GREEN BAY, Wis. (WFRV) – For 16 years he was number four on the field, but number one in the hearts of many Packer fans.

But have allegations that he helped to misappropriate welfare money to fund projects at his alma mater changed how Packers fans feel about Brett Favre?

Favre has gotten tangled up in a scandal involving the misappropriation of welfare money. He’s being accused of helping to funnel money intended to help welfare recipients in the state of Mississippi to an athletic department project at his alma mater the University of Southern Mississippi. The money went to build a volleyball arena. His daughter played on the volleyball team.

Favre has said he didn’t know that the money was supposed to go to welfare recipients. He hasn’t been criminally charged.

According to ESPN, Favre is also being accused of using money raised through his charity, Favre 4 Hope, for University of Southern Mississippi athletic department projects. In total, his charity shipped out $130,000 to the university athletic department.

His charity also gave thousands of dollars to the booster club at the high school his daughter attended.

According to its website, the charity is supposed to help disadvantaged children and those battling breast cancer.

“I think as a player he’s still great but that’s some questionable character right there,” said Kathy Hardy who is a Packers fan from Chicago.

“It was definitely surprising very sad definitely not something you would support happening by any means,” said Menominee Falls Packers fan Benjamin Maas.

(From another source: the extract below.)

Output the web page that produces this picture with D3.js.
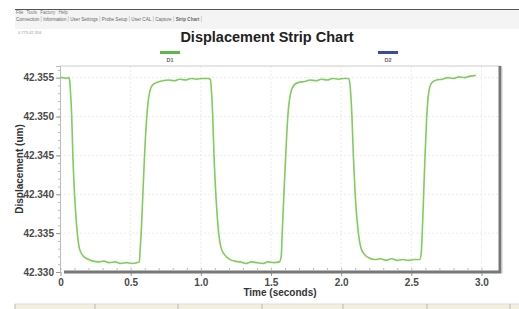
<!DOCTYPE html>
<html>
<head>
<meta charset="utf-8">
<script src="https://cdn.jsdelivr.net/npm/d3@7"></script>
<style>
  body { margin: 0; background: #fff; }
  svg { display: block; font-family: "Liberation Sans", Arial, sans-serif; }
  .tick text { font-weight: bold; fill: #4a4a4a; }
</style>
</head>
<body>
<svg id="canvas" width="519" height="309"></svg>
<script>
// D1 trace (time in s, displacement in um)
let times = [
  0.000, 0.020, 0.040, 0.058, 0.064,
  0.070, 0.080, 0.088, 0.100, 0.115, 0.135, 0.160, 0.190, 0.230,
  0.270, 0.310, 0.350, 0.390, 0.430, 0.470, 0.510, 0.545, 0.562,
  0.568, 0.575, 0.587, 0.599, 0.615, 0.634, 0.658, 0.690, 0.727, 0.770,
  0.810, 0.850, 0.890, 0.930, 0.970, 1.010, 1.050, 1.068,
  1.075, 1.085, 1.094, 1.107, 1.122, 1.143, 1.170, 1.200, 1.240,
  1.280, 1.320, 1.360, 1.400, 1.440, 1.480, 1.520, 1.560,
  1.573, 1.580, 1.592, 1.605, 1.620, 1.640, 1.668, 1.700, 1.740, 1.780,
  1.820, 1.860, 1.900, 1.940, 1.980, 2.020, 2.055,
  2.066, 2.077, 2.087, 2.100, 2.117, 2.143, 2.170, 2.200, 2.240,
  2.280, 2.320, 2.360, 2.400, 2.440, 2.480, 2.520, 2.560,
  2.571, 2.578, 2.588, 2.598, 2.610, 2.625, 2.645, 2.680, 2.720, 2.760,
  2.800, 2.840, 2.880, 2.920, 2.960
];
let d1Values = [
  42.3550, 42.3550, 42.3549, 42.3550, 42.3548,
  42.3535, 42.3500, 42.3450, 42.3400, 42.3360, 42.3330, 42.3321, 42.3317, 42.3314,
  42.3313, 42.3314, 42.3312, 42.3313, 42.3311, 42.3312, 42.3311, 42.3312, 42.3313,
  42.3330, 42.3350, 42.3400, 42.3450, 42.3500, 42.3530, 42.3541, 42.3544, 42.3546, 42.3547,
  42.3546, 42.3548, 42.3547, 42.3549, 42.3548, 42.3549, 42.3549, 42.3548,
  42.3535, 42.3500, 42.3450, 42.3400, 42.3360, 42.3332, 42.3322, 42.3317, 42.3314,
  42.3313, 42.3311, 42.3313, 42.3312, 42.3311, 42.3313, 42.3312, 42.3313,
  42.3320, 42.3350, 42.3400, 42.3450, 42.3500, 42.3530, 42.3541, 42.3544, 42.3545, 42.3547,
  42.3546, 42.3548, 42.3547, 42.3549, 42.3548, 42.3549, 42.3549,
  42.3535, 42.3500, 42.3450, 42.3400, 42.3360, 42.3330, 42.3322, 42.3318, 42.3316,
  42.3317, 42.3315, 42.3317, 42.3315, 42.3316, 42.3315, 42.3316, 42.3316,
  42.3325, 42.3350, 42.3400, 42.3450, 42.3500, 42.3532, 42.3543, 42.3547, 42.3548, 42.3550,
  42.3549, 42.3551, 42.3550, 42.3552, 42.3553
];

let yTicks = [42.330, 42.335, 42.340, 42.345, 42.350, 42.355];
let xTicks = [0, 0.5, 1.0, 1.5, 2.0, 2.5, 3.0];
let tabNames = ['Connection', 'Information', 'User Settings', 'Probe Setup', 'User CAL', 'Capture', 'Strip Chart'];
let legendNames = ['D1', 'D2'];
let legendColors = ['#5cb84a', '#3d4a9e'];

let canvas = d3.select('#canvas');

const drawWindow = () => {
  // window chrome round the chart
  canvas.append('line').attr('x1', 15).attr('x2', 519).attr('y1', 9.5).attr('y2', 9.5)
    .attr('stroke', '#555').attr('stroke-width', 1);
  canvas.append('rect').attr('x', 15).attr('y', 10).attr('width', 504).attr('height', 19)
    .attr('fill', '#f4f4f4');
  canvas.append('text').attr('x', 16).attr('y', 14).attr('font-size', 4.5).attr('fill', '#777')
    .attr('word-spacing', 2)
    .text('File Tools Factory Help');

  let tabX = 16;
  tabNames.forEach((name, i) => {
    let t = canvas.append('text').attr('x', tabX).attr('y', 20.5).attr('font-size', 4.6)
      .attr('fill', '#666').attr('font-weight', i === tabNames.length - 1 ? 'bold' : 'normal')
      .text(name);
    let w = t.node().getComputedTextLength();
    tabX += w + 2;
    canvas.append('line').attr('x1', tabX).attr('x2', tabX).attr('y1', 16).attr('y2', 22)
      .attr('stroke', '#bbb').attr('stroke-width', 0.6);
    tabX += 2;
  });

  canvas.append('text').attr('x', 18).attr('y', 34).attr('font-size', 4).attr('fill', '#999')
    .text('0.773 42.356');

  // status bar
  let cells = [15, 95, 178, 262, 343, 427, 510];
  canvas.append('rect').attr('x', 15).attr('y', 304).attr('width', 504).attr('height', 5)
    .attr('fill', '#f2f0dc');
  canvas.append('line').attr('x1', 15).attr('x2', 519).attr('y1', 304).attr('y2', 304)
    .attr('stroke', '#ddd');
  cells.forEach((c) => {
    canvas.append('line').attr('x1', c).attr('x2', c).attr('y1', 304).attr('y2', 309)
      .attr('stroke', '#aaa').attr('stroke-width', 0.8);
  });
};

const drawChart = () => {
  let left = 60, right = 500, top = 66, bottom = 272;

  let xScale = d3.scaleLinear().domain([0, 3.125]).range([left + 0.5, right - 1]);
  let yScale = d3.scaleLinear().domain([42.330, 42.3565]).range([bottom, top]);

  // grid
  canvas.append('g').selectAll('line').data(yTicks.slice(1)).enter().append('line')
    .attr('x1', left).attr('x2', right)
    .attr('y1', (d) => yScale(d)).attr('y2', (d) => yScale(d))
    .attr('stroke', '#ebebeb').attr('stroke-dasharray', '2,2');
  canvas.append('g').selectAll('line').data(xTicks.slice(1)).enter().append('line')
    .attr('x1', (d) => xScale(d)).attr('x2', (d) => xScale(d))
    .attr('y1', top).attr('y2', bottom)
    .attr('stroke', '#ebebeb').attr('stroke-dasharray', '2,2');

  // top border
  canvas.append('line').attr('x1', left).attr('x2', right).attr('y1', top).attr('y2', top)
    .attr('stroke', '#ccc');

  // y axis with minor ticks
  let yMinor = d3.axisLeft(yScale).ticks(25).tickSize(2).tickFormat('');
  canvas.append('g').attr('transform', `translate(${left},0)`).call(yMinor)
    .call((g) => g.select('.domain').remove())
    .selectAll('line').attr('stroke', '#bbb');
  let yAxis = d3.axisLeft(yScale).tickValues(yTicks).tickSize(4).tickPadding(2)
    .tickFormat(d3.format('.3f'));
  let gy = canvas.append('g').attr('transform', `translate(${left},0)`).call(yAxis);
  gy.select('.domain').attr('stroke', '#bbb');
  gy.selectAll('.tick line').attr('stroke', '#999');
  gy.selectAll('text').attr('font-size', 10);

  // x axis
  let xMinor = d3.axisBottom(xScale).tickValues(d3.range(0, 3.01, 0.1)).tickSize(-2).tickFormat('');
  canvas.append('g').attr('transform', `translate(0,${bottom - 2})`).call(xMinor)
    .call((g) => g.select('.domain').remove())
    .selectAll('line').attr('stroke', '#bbb');
  let xAxis = d3.axisBottom(xScale).tickValues(xTicks).tickSize(4).tickPadding(3)
    .tickFormat((d) => d === 0 ? '0' : d3.format('.1f')(d));
  let gx = canvas.append('g').attr('transform', `translate(0,${bottom})`).call(xAxis);
  gx.select('.domain').remove();
  gx.selectAll('.tick line').attr('stroke', '#999');
  gx.selectAll('text').attr('font-size', 10);

  // thick frame: bottom and right with shadow
  canvas.append('line').attr('x1', left + 4).attr('x2', right + 1).attr('y1', bottom).attr('y2', bottom)
    .attr('stroke', '#777').attr('stroke-width', 3);
  canvas.append('line').attr('x1', right).attr('x2', right).attr('y1', top).attr('y2', bottom + 1)
    .attr('stroke', '#777').attr('stroke-width', 3);
  canvas.append('line').attr('x1', right + 2).attr('x2', right + 2).attr('y1', top + 2).attr('y2', bottom + 2)
    .attr('stroke', '#ccc').attr('stroke-width', 1);

  // trace
  let points = times.map((t, i) => [t, d1Values[i]]);
  let line = d3.line().x((d) => xScale(d[0])).y((d) => yScale(d[1])).curve(d3.curveMonotoneX);
  canvas.append('path').datum(points).attr('d', line)
    .attr('fill', 'none').attr('stroke', '#80cc5c').attr('stroke-width', 1.6);

  // titles
  canvas.append('text').attr('x', 267).attr('y', 42).attr('text-anchor', 'middle')
    .attr('font-size', 14.5).attr('font-weight', 'bold').attr('fill', '#222')
    .text('Displacement Strip Chart');
  canvas.append('text').attr('x', 280).attr('y', 296).attr('text-anchor', 'middle')
    .attr('font-size', 10).attr('font-weight', 'bold').attr('fill', '#333')
    .text('Time (seconds)');
  canvas.append('text').attr('transform', `translate(23,${(top + bottom) / 2}) rotate(-90)`)
    .attr('text-anchor', 'middle').attr('font-size', 10).attr('font-weight', 'bold').attr('fill', '#333')
    .text('Displacement (um)');

  // legend
  let legendX = [170, 388];
  legendNames.forEach((name, i) => {
    canvas.append('rect').attr('x', legendX[i] - 10).attr('y', 51).attr('width', 20).attr('height', 3)
      .attr('fill', legendColors[i]);
    canvas.append('text').attr('x', legendX[i]).attr('y', 62).attr('text-anchor', 'middle')
      .attr('font-size', 5.5).attr('font-weight', 'bold').attr('fill', '#666').text(name);
  });
};

drawWindow();
drawChart();
</script>
</body>
</html>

Many fans that Local Five News spoke with outside Lambeau Field on Sunday afternoon said they weren’t following what is happening with Favre closely. Others said they wanted to give the benefit of the doubt to Favre until more information came out regarding the extent of his involvement.

One thing that was clear was that fans still remember Favre the football player fondly even though some of them have revised their view of Favre the person.

“He was the Iron Man,” said Hardy. “He played through broken thumbs, ribs he got beat up and he still played, all with a smile.”

“He was never afraid of just slinging it down the field and going for the touchdown so he was a boom or bust kind of guy lots of offense so it was fun watching him play,” said Maas.

“He always was a fighter and he never gave up in any game regardless of what the score was,” said Edgar Reyes from Chicago.